- Instructions for the task
Only the lines from the start of the data through the line containing "0.01, 0.0, 0.0]" should be written out, exactly as they are, with both ends included and the pictures left out.

- Provided material
--------------------------------------------------
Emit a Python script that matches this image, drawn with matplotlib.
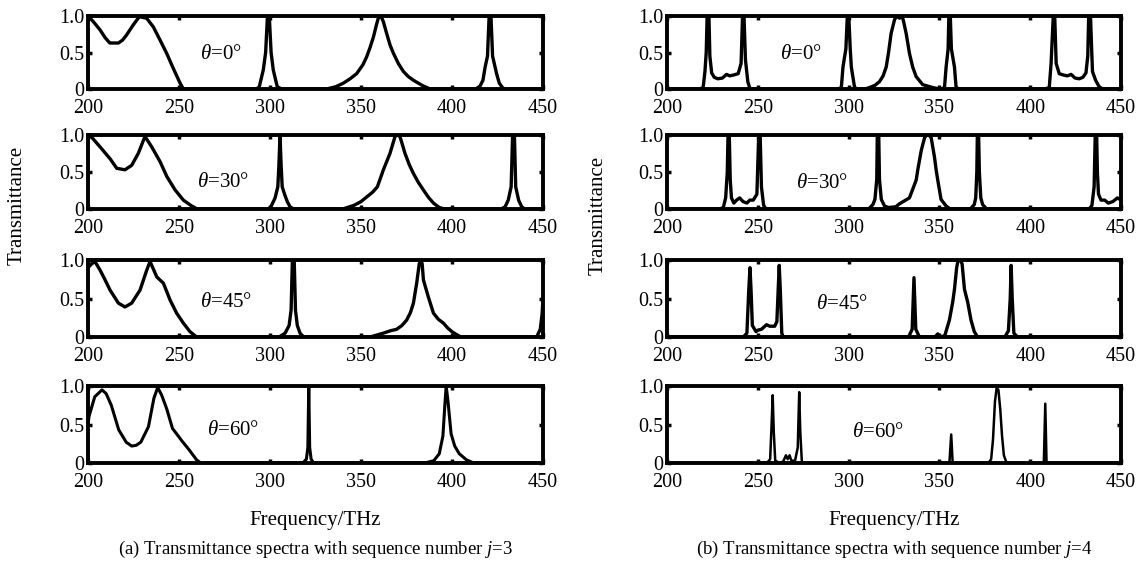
import matplotlib
matplotlib.use('Agg')
import matplotlib.pyplot as plt

plt.rcParams['font.family'] = ['Liberation Serif', 'DejaVu Serif']
plt.rcParams['mathtext.fontset'] = 'custom'
plt.rcParams['mathtext.rm'] = 'Liberation Serif'
plt.rcParams['mathtext.it'] = 'Liberation Serif:italic'

# ---------------- data ----------------
x_ticks = [200, 250, 300, 350, 400, 450]
x_tick_labels = ['200', '250', '300', '350', '400', '450']
y_ticks = [0, 0.5, 1.0]
y_tick_labels = ['0', '0.5', '1.0']
angles = ['0', '30', '45', '60']

# (a) j = 3
a0_f = [200, 203, 206.6, 209.5, 212, 216.7, 219, 221.2, 224.9, 228.2, 232.2, 235.9, 239.6, 243.2, 246.9, 250.6, 252.4,
        292, 294, 296.3, 297.6, 298.6, 299.6, 300.6, 301.8, 304, 306.5,
        331, 336, 340.3, 344, 347.6, 351, 353.1, 355, 356.8, 358.5, 359.5, 360.5, 361.5, 362.3, 364.1, 366, 367.8,
        370.5, 373.3, 376, 378.8, 381.5, 384.3, 388,
        413, 415.4, 417, 418.2, 419.5, 420.4, 421.4, 422.3, 423.4, 424.6, 426, 428, 430, 450]
a0_t = [1.0, 0.92, 0.81, 0.7, 0.63, 0.63, 0.67, 0.74, 0.88, 0.99, 0.97, 0.85, 0.67, 0.49, 0.28, 0.08, 0.0,
        0.0, 0.02, 0.26, 0.5, 1.0, 1.0, 0.5, 0.26, 0.03, 0.0,
        0.0, 0.03, 0.08, 0.14, 0.21, 0.33, 0.44, 0.57, 0.71, 0.88, 0.97, 1.0, 0.97, 0.92, 0.76, 0.6, 0.49,
        0.35, 0.24, 0.17, 0.12, 0.08, 0.04, 0.0,
        0.0, 0.04, 0.12, 0.3, 0.45, 1.0, 1.0, 0.45, 0.33, 0.2, 0.08, 0.01, 0.0, 0.0]

a1_f = [200, 202, 206.6, 212.1, 215.8, 220.3, 224, 227.6, 231.3, 235, 239.6, 243.3, 247.8, 252.4, 257, 260,
        299, 300.5, 302.8, 304.3, 304.9, 305.5, 306.1, 306.7, 308, 309.5, 311, 313,
        340, 346.2, 350, 353.5, 356.5, 359, 362.3, 365.9, 368.7, 370, 371.4, 374.2, 376.5, 378.8, 381.5, 384.2,
        387, 389.8, 393, 396,
        427, 429.2, 430.9, 432.5, 433.3, 434.3, 435, 436.6, 438.3, 440, 450]
a1_t = [1.0, 0.97, 0.84, 0.68, 0.55, 0.53, 0.59, 0.75, 0.98, 0.84, 0.64, 0.44, 0.26, 0.12, 0.04, 0.0,
        0.0, 0.03, 0.15, 0.3, 0.6, 1.0, 0.6, 0.3, 0.2, 0.1, 0.03, 0.0,
        0.0, 0.05, 0.1, 0.17, 0.23, 0.3, 0.53, 0.75, 0.98, 1.0, 0.98, 0.75, 0.6, 0.48, 0.36, 0.26,
        0.16, 0.08, 0.02, 0.0,
        0.0, 0.03, 0.12, 0.3, 1.0, 1.0, 0.3, 0.12, 0.03, 0.0, 0.0]

a2_f = [200, 202, 203.8, 206.6, 209, 212.1, 216.7, 220.3, 224, 228.6, 232.3, 234.1, 237.8, 241.4, 245.1, 248.7,
        252.4, 256, 259.7,
        305, 308.3, 310.5, 311.6, 312.3, 313.3, 314, 315, 316.5, 318.5,
        355, 362.3, 366, 369.6, 372.5, 375.1, 377.2, 378.8, 380.6, 382, 382.8, 383.6, 384.3, 387, 389.8, 392.5,
        395.3, 397.5, 399.9, 402.6, 405,
        446.5, 448.5, 449.5, 450]
a2_t = [0.9, 0.95, 0.98, 0.87, 0.76, 0.61, 0.44, 0.39, 0.44, 0.61, 0.87, 0.98, 0.78, 0.7, 0.48, 0.31,
        0.18, 0.07, 0.0,
        0.0, 0.05, 0.15, 0.35, 1.0, 1.0, 0.35, 0.15, 0.05, 0.0,
        0.0, 0.05, 0.08, 0.1, 0.15, 0.22, 0.32, 0.44, 0.7, 0.95, 1.0, 0.95, 0.74, 0.52, 0.31, 0.23,
        0.18, 0.12, 0.07, 0.03, 0.0,
        0.0, 0.1, 0.3, 0.5]

a3_f = [200, 200.6, 203.7, 207.7, 210, 212.8, 216.9, 221, 224, 226.5, 229, 233.2, 236.2, 238.3, 240.5, 243.3,
        246.4, 251.5, 255.6, 259.7, 262,
        318, 320, 320.8, 321.3, 321.8, 322.6, 324,
        385, 390, 393, 395, 396.2, 396.8, 397.8, 399.5, 401.5, 404, 408, 412, 450]
a3_t = [0.5, 0.61, 0.86, 0.95, 0.9, 0.75, 0.43, 0.27, 0.22, 0.23, 0.27, 0.47, 0.84, 0.98, 0.88, 0.7,
        0.45, 0.29, 0.17, 0.04, 0.0,
        0.0, 0.05, 0.2, 1.0, 0.2, 0.05, 0.0,
        0.0, 0.03, 0.12, 0.35, 0.8, 1.0, 0.8, 0.38, 0.22, 0.12, 0.04, 0.0, 0.0]

# (b) j = 4
b0_f = [200, 218, 219.9, 220.9, 221.6, 222.1, 223.1, 223.6, 224.6, 226, 228, 230.5, 232.8, 234.5, 236.4, 239.2,
        240.8, 241.6, 242.4, 243.2, 244.5, 245.6, 247,
        294, 296, 296.9, 298.5, 299.3, 300.1, 300.9, 301.5, 303.3, 305,
        309, 311.5, 314.5, 317, 319, 320.7, 322, 323.4, 325.3, 326.5, 328, 329.5, 330.5, 331.7, 333.5, 335.3,
        337.2, 340.8, 346.3, 350,
        351, 352.8, 353.7, 354.8, 355.2, 356, 356.6, 358.3, 359.2, 361,
        408, 410.5, 411.5, 412.7, 413.5, 414.3, 416, 418.5, 420.5, 422.5, 424.7, 427, 429, 430.7, 431.7, 432.2,
        433.2, 433.9, 434.3, 436, 438, 440, 450]
b0_t = [0.0, 0.0, 0.02, 0.24, 0.5, 1.0, 1.0, 0.45, 0.22, 0.16, 0.14, 0.15, 0.2, 0.18, 0.19, 0.21,
        0.35, 1.0, 1.0, 0.4, 0.1, 0.01, 0.0,
        0.0, 0.02, 0.3, 0.55, 1.0, 1.0, 0.55, 0.3, 0.02, 0.0,
        0.0, 0.02, 0.05, 0.1, 0.18, 0.3, 0.5, 0.76, 0.95, 1.0, 0.97, 1.0, 0.9, 0.76, 0.49, 0.3,
        0.17, 0.06, 0.02, 0.0,
        0.0, 0.02, 0.3, 0.55, 1.0, 1.0, 0.55, 0.3, 0.02, 0.0,
        0.0, 0.02, 0.35, 1.0, 1.0, 0.35, 0.21, 0.19, 0.18, 0.2, 0.15, 0.14, 0.16, 0.22, 0.45, 1.0,
        1.0, 0.5, 0.24, 0.12, 0.03, 0.0, 0.0]

b1_f = [200, 229, 231, 232.3, 233.2, 233.6, 234.3, 234.8, 235.5, 236.8, 238.3, 240, 241.9, 244, 245.6, 247.5,
        249.5, 250.5, 251.3, 252, 253.2, 254.5,
        311, 313.4, 314.5, 315.5, 315.8, 316.6, 317, 318, 319.8, 322, 326, 328, 333.5, 337.2, 338.1, 340, 341.8,
        342.8, 344.3, 345.5, 347.3, 348.2, 349.1, 350.9, 353.7, 356,
        367, 369.2, 370, 370.6, 370.9, 371.6, 372, 372.8, 373.8, 376,
        432.5, 434, 435.2, 435.8, 436.6, 437, 437.6, 439, 441, 443, 445.5, 448, 450]
b1_t = [0.0, 0.0, 0.02, 0.15, 0.5, 1.0, 1.0, 0.4, 0.15, 0.08, 0.12, 0.15, 0.1, 0.08, 0.12, 0.12,
        0.2, 1.0, 1.0, 0.3, 0.05, 0.0,
        0.0, 0.06, 0.13, 0.4, 1.0, 1.0, 0.4, 0.13, 0.04, 0.02, 0.03, 0.07, 0.15, 0.39, 0.53, 0.79, 0.96,
        1.0, 1.0, 0.96, 0.7, 0.53, 0.39, 0.13, 0.04, 0.0,
        0.0, 0.06, 0.15, 0.5, 1.0, 1.0, 0.5, 0.15, 0.06, 0.0,
        0.0, 0.05, 0.3, 1.0, 1.0, 0.5, 0.2, 0.12, 0.12, 0.08, 0.1, 0.15, 0.12]

b2_f = [200, 242, 244, 245, 245.7, 246.3, 247, 249, 250.2, 252, 254.8, 256.6, 259.3, 260.5, 261.2, 261.8, 262.4,
        263.2, 264,
        333, 335, 336, 337, 339,
        347.5, 349.1, 350.5,
        351, 353, 355.5, 357.3, 358.3, 359.5, 360.3, 361.5, 362.5, 363.8, 365.6, 367.4, 369.2, 371,
        386, 388, 389, 389.5, 390.1, 391, 393, 450]
b2_t = [0.0, 0.0, 0.05, 0.6, 0.9, 0.6, 0.15, 0.07, 0.09, 0.1, 0.16, 0.14, 0.14, 0.2, 0.6, 0.93, 0.6,
        0.05, 0.0,
        0.0, 0.1, 0.77, 0.1, 0.0,
        0.0, 0.04, 0.0,
        0.0, 0.02, 0.22, 0.45, 0.62, 0.9, 1.0, 1.0, 0.95, 0.62, 0.45, 0.22, 0.07, 0.0,
        0.0, 0.08, 0.5, 0.93, 0.5, 0.05, 0.0, 0.0]

b3_f = [200, 255, 256.8, 257.6, 258.2, 258.8, 259.6, 262, 264, 265.5, 266.5, 267.5, 268.5, 270.5, 272, 272.8,
        273.4, 274.3,
        355.5, 356.5, 357.3,
        377, 378.5, 379.5, 380.6, 381.5, 382.5, 383.5, 384.5, 385.5, 387,
        407.5, 408.3, 409, 450]
b3_t = [0.0, 0.0, 0.05, 0.5, 0.88, 0.4, 0.03, 0.0, 0.02, 0.1, 0.05, 0.1, 0.03, 0.03, 0.2, 0.92,
        0.4, 0.0,
        0.0, 0.37, 0.0,
        0.0, 0.05, 0.3, 0.8, 0.97, 0.95, 0.7, 0.35, 0.1, 0.0,
        0.0, 0.77, 0.0, 0.0]

freqs = [[a0_f, a1_f, a2_f, a3_f], [b0_f, b1_f, b2_f, b3_f]]
trans = [[a0_t, a1_t, a2_t, a3_t], [b0_t, b1_t, b2_t, b3_t]]

# ---------------- layout ----------------
W, H = 1146, 576
rows = [(16, 89), (135, 209), (260, 337), (386, 463)]
cols = [(88, 543), (667, 1121)]
label_pos = [[(261.5, 0.47), (260, 0.36), (261.5, 0.45), (265.5, 0.42)],
             [(262, 0.47), (271, 0.35), (282, 0.42), (302, 0.40)]]
line_w = [[2.4, 2.4, 2.4, 2.2], [2.4, 2.4, 2.4, 1.8]]

fig = plt.figure(figsize=(W / 100, H / 100), dpi=100)

for c, (xl, xr) in enumerate(cols):
    for r, (yt, yb) in enumerate(rows):
        ax = fig.add_axes([xl / W, 1 - yb / H, (xr - xl) / W, (yb - yt) / H])
        ax.plot(freqs[c][r], trans[c][r], color='black', lw=line_w[c][r],
                solid_joinstyle='round', solid_capstyle='butt')
        ax.set_xlim(200, 450)
        ax.set_ylim(0, 1)
        ax.set_xticks(x_ticks)
        ax.set_xticklabels(x_tick_labels)
        ax.set_yticks(y_ticks)
        ax.set_yticklabels(y_tick_labels)
        ax.tick_params(direction='in', top=True, right=True, length=3, width=2.5,
                       labelsize=14.5, colors='black')
        ax.tick_params(axis='x', pad=7.5)
        ax.tick_params(axis='y', pad=2.5)
        for s in ax.spines.values():
            s.set_linewidth(2.8)
        tx, ty = label_pos[c][r]
        ax.text(tx, ty, r'$\theta$=' + angles[r] + '°', fontsize=15,
                ha='left', va='center')

fig.text(17 / W, 1 - 205 / H, 'Transmittance', rotation=90, ha='center', va='center', fontsize=15)
fig.text(598 / W, 1 - 215 / H, 'Transmittance', rotation=90, ha='center', va='center', fontsize=15)
fig.text(315.5 / W, 1 - 521 / H, 'Frequency/THz', ha='center', va='center', fontsize=15)
fig.text(894 / W, 1 - 521 / H, 'Frequency/THz', ha='center', va='center', fontsize=15)
fig.text(315.5 / W, 1 - 549 / H, r'(a) Transmittance spectra with sequence number $j$=3',
         ha='center', va='center', fontsize=13.5)
fig.text(894 / W, 1 - 549 / H, r'(b) Transmittance spectra with sequence number $j$=4',
         ha='center', va='center', fontsize=13.5)

fig.savefig('out.png', dpi=100)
--------------------------------------------------
- Solution for this exercise
Emit a Python script that matches this image, drawn with matplotlib.
import matplotlib
matplotlib.use('Agg')
import matplotlib.pyplot as plt

plt.rcParams['font.family'] = ['Liberation Serif', 'DejaVu Serif']
plt.rcParams['mathtext.fontset'] = 'custom'
plt.rcParams['mathtext.rm'] = 'Liberation Serif'
plt.rcParams['mathtext.it'] = 'Liberation Serif:italic'

# ---------------- data ----------------
x_ticks = [200, 250, 300, 350, 400, 450]
x_tick_labels = ['200', '250', '300', '350', '400', '450']
y_ticks = [0, 0.5, 1.0]
y_tick_labels = ['0', '0.5', '1.0']
angles = ['0', '30', '45', '60']

# (a) j = 3
a0_f = [200, 203, 206.6, 209.5, 212, 216.7, 219, 221.2, 224.9, 228.2, 232.2, 235.9, 239.6, 243.2, 246.9, 250.6, 252.4,
        292, 294, 296.3, 297.6, 298.6, 299.6, 300.6, 301.8, 304, 306.5,
        331, 336, 340.3, 344, 347.6, 351, 353.1, 355, 356.8, 358.5, 359.5, 360.5, 361.5, 362.3, 364.1, 366, 367.8,
        370.5, 373.3, 376, 378.8, 381.5, 384.3, 388,
        413, 415.4, 417, 418.2, 419.5, 420.4, 421.4, 422.3, 423.4, 424.6, 426, 428, 430, 450]
a0_t = [1.0, 0.92, 0.81, 0.7, 0.63, 0.63, 0.67, 0.74, 0.88, 0.99, 0.97, 0.85, 0.67, 0.49, 0.28, 0.08, 0.0,
        0.0, 0.02, 0.26, 0.5, 1.0, 1.0, 0.5, 0.26, 0.03, 0.0,
        0.0, 0.03, 0.08, 0.14, 0.21, 0.33, 0.44, 0.57, 0.71, 0.88, 0.97, 1.0, 0.97, 0.92, 0.76, 0.6, 0.49,
        0.35, 0.24, 0.17, 0.12, 0.08, 0.04, 0.0,
        0.0, 0.04, 0.12, 0.3, 0.45, 1.0, 1.0, 0.45, 0.33, 0.2, 0.08, 0.01, 0.0, 0.0]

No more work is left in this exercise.